Where m is one of the methods returned by calling methodswith, this simple example uses only m.sig and doesn’t sort by argument position at all. However, it could be imagined to do so.

In addition, it could be imagined to use m.module to sort methods by what module defined them, showing first the methods defined in the same module as this object (using parentmodule(MyType)); m.file to find only the methods which were defined in the same file as this object; or any of the other properties of a Method to return better search results. (and the autocomplete could have a suite of hotkeys, or a settings panel, or some settings popup dialog, to determine how it searches.) It could also use statistical inference based on function call data from GitHub, or even your personal use data, to return better search results.

I hope I don’t have to write my own autocomplete, and I’m totally incompetent, but if I’m pushed hard enough…

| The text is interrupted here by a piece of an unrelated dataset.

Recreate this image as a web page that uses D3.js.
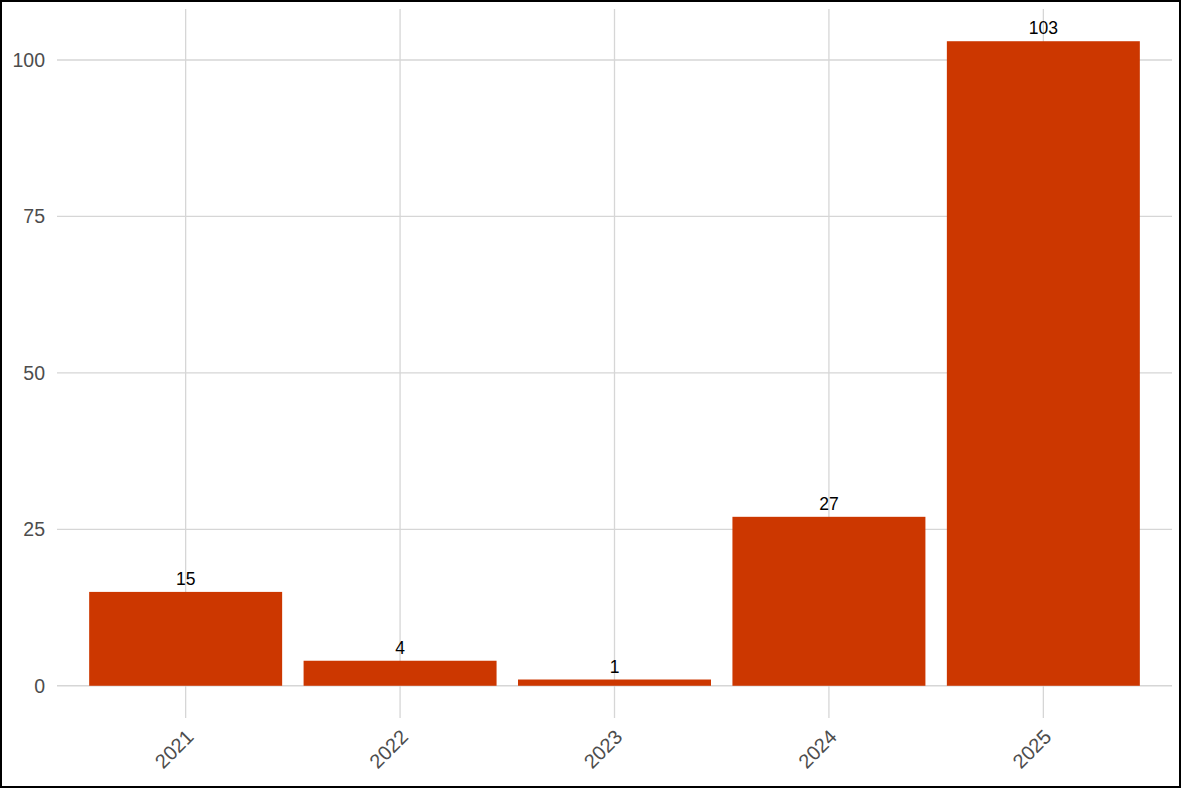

Thanks for the detailed comparison!

I’ll admit that I looked at the OP and thought “oh more chaining/anon function stuff” and jumped to conclusions, apparently without reading the OP properly

So the significant underlying differences here weren’t exactly intentional! But might be an interesting alternative take.